Information shown »
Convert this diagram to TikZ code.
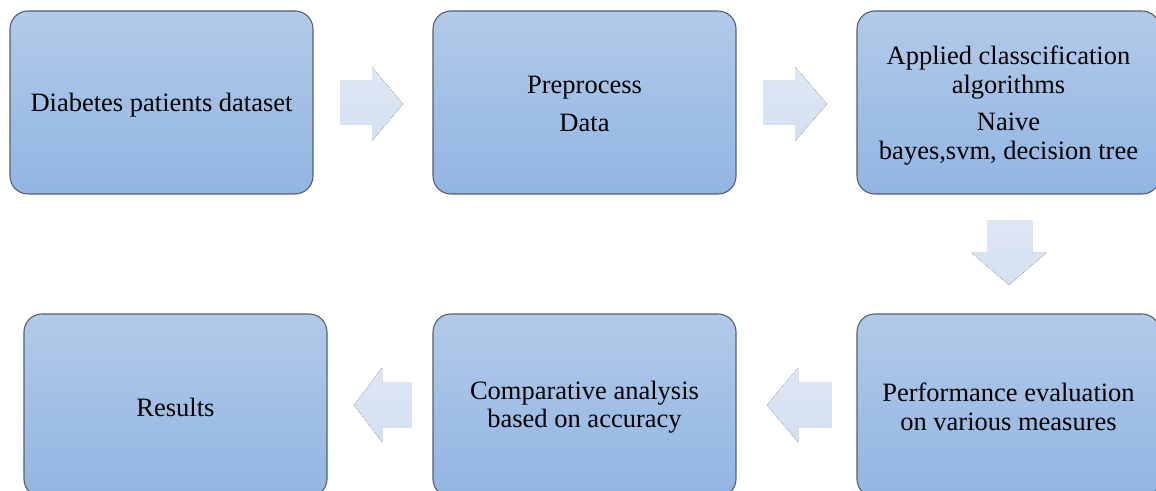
\documentclass[tikz,border=0pt]{standalone}
\usepackage{fontspec}
\setmainfont{Liberation Serif}
\definecolor{boxtop}{RGB}{178,202,233}
\definecolor{boxbot}{RGB}{145,181,226}
\definecolor{boxline}{RGB}{85,95,110}
\definecolor{arrtop}{RGB}{222,231,245}
\definecolor{arrbot}{RGB}{212,224,241}
\begin{document}
\begin{tikzpicture}[x=1pt,y=1pt,
  box/.style={draw=boxline, line width=1.1pt, rounded corners=18pt,
    top color=boxtop, bottom color=boxbot,
    minimum width=303pt, minimum height=183pt, inner sep=0pt},
  txt/.style={inner sep=0pt, align=center, font=\fontsize{26.5}{28.5}\selectfont, text=black},
  blockarrow/.style={top color=arrtop, bottom color=arrbot, draw=none}]
\useasboundingbox (0,0) rectangle (1156,490);
\node[box] (b1) at (161.5,387.5) {};
\node[box] (b2) at (584.5,387.5) {};
\node[box] (b3) at (1008.5,387.5) {};
\node[box] (b6) at (1008.5,84.5) {};
\node[box] (b5) at (584.5,84.5) {};
\node[box] (b4) at (175.5,84.5) {};
\node[txt] (t1) at ([yshift=-3pt]b1.center) {Diabetes patients dataset};
\node[txt] (t2) at ([yshift=-1.5pt]b2.center) {Preprocess\\[9.5pt]Data};
\node[txt] (t3) at ([yshift=-3pt]b3.center) {Applied classcification\\algorithms\\[9pt]Naive\\bayes,svm, decision tree};
\node[txt] (t6) at ([yshift=-1.5pt]b6.center) {Performance evaluation\\on various measures};
\node[txt] (t5) at ([yshift=-1.5pt]b5.center) {Comparative analysis\\based on accuracy};
\node[txt] (t4) at ([yshift=-2pt]b4.center) {Results};
% block arrows
\fill[blockarrow] (340,409) -- (372,409) -- (372,423) -- (403,386) -- (372,349) -- (372,365) -- (340,365) -- cycle;
\fill[blockarrow] (763,409) -- (795,409) -- (795,423) -- (827,386) -- (795,349) -- (795,365) -- (763,365) -- cycle;
\fill[blockarrow] (987,269) -- (1032,269) -- (1032,237) -- (1046,237) -- (1009,205) -- (972,237) -- (987,237) -- cycle;
\fill[blockarrow] (831,107) -- (798,107) -- (798,122) -- (767,85) -- (798,48) -- (798,63) -- (831,63) -- cycle;
\fill[blockarrow] (411,107) -- (382,107) -- (382,122) -- (354,85) -- (382,48) -- (382,63) -- (411,63) -- cycle;
\end{tikzpicture}
\end{document}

Task instructions » Reproduce the whole listing above word for word, but not its pictures.

Solution to the exercise »
Convert this diagram to TikZ code.
\documentclass[tikz,border=0pt]{standalone}
\usepackage{fontspec}
\setmainfont{Liberation Serif}
\definecolor{boxtop}{RGB}{178,202,233}
\definecolor{boxbot}{RGB}{145,181,226}
\definecolor{boxline}{RGB}{85,95,110}
\definecolor{arrtop}{RGB}{222,231,245}
\definecolor{arrbot}{RGB}{212,224,241}
\begin{document}
\begin{tikzpicture}[x=1pt,y=1pt,
  box/.style={draw=boxline, line width=1.1pt, rounded corners=18pt,
    top color=boxtop, bottom color=boxbot,
    minimum width=303pt, minimum height=183pt, inner sep=0pt},
  txt/.style={inner sep=0pt, align=center, font=\fontsize{26.5}{28.5}\selectfont, text=black},
  blockarrow/.style={top color=arrtop, bottom color=arrbot, draw=none}]
\useasboundingbox (0,0) rectangle (1156,490);
\node[box] (b1) at (161.5,387.5) {};
\node[box] (b2) at (584.5,387.5) {};
\node[box] (b3) at (1008.5,387.5) {};
\node[box] (b6) at (1008.5,84.5) {};
\node[box] (b5) at (584.5,84.5) {};
\node[box] (b4) at (175.5,84.5) {};
\node[txt] (t1) at ([yshift=-3pt]b1.center) {Diabetes patients dataset};
\node[txt] (t2) at ([yshift=-1.5pt]b2.center) {Preprocess\\[9.5pt]Data};
\node[txt] (t3) at ([yshift=-3pt]b3.center) {Applied classcification\\algorithms\\[9pt]Naive\\bayes,svm, decision tree};
\node[txt] (t6) at ([yshift=-1.5pt]b6.center) {Performance evaluation\\on various measures};
\node[txt] (t5) at ([yshift=-1.5pt]b5.center) {Comparative analysis\\based on accuracy};
\node[txt] (t4) at ([yshift=-2pt]b4.center) {Results};
% block arrows
\fill[blockarrow] (340,409) -- (372,409) -- (372,423) -- (403,386) -- (372,349) -- (372,365) -- (340,365) -- cycle;
\fill[blockarrow] (763,409) -- (795,409) -- (795,423) -- (827,386) -- (795,349) -- (795,365) -- (763,365) -- cycle;
\fill[blockarrow] (987,269) -- (1032,269) -- (1032,237) -- (1046,237) -- (1009,205) -- (972,237) -- (987,237) -- cycle;
\fill[blockarrow] (831,107) -- (798,107) -- (798,122) -- (767,85) -- (798,48) -- (798,63) -- (831,63) -- cycle;
\fill[blockarrow] (411,107) -- (382,107) -- (382,122) -- (354,85) -- (382,48) -- (382,63) -- (411,63) -- cycle;
\end{tikzpicture}
\end{document}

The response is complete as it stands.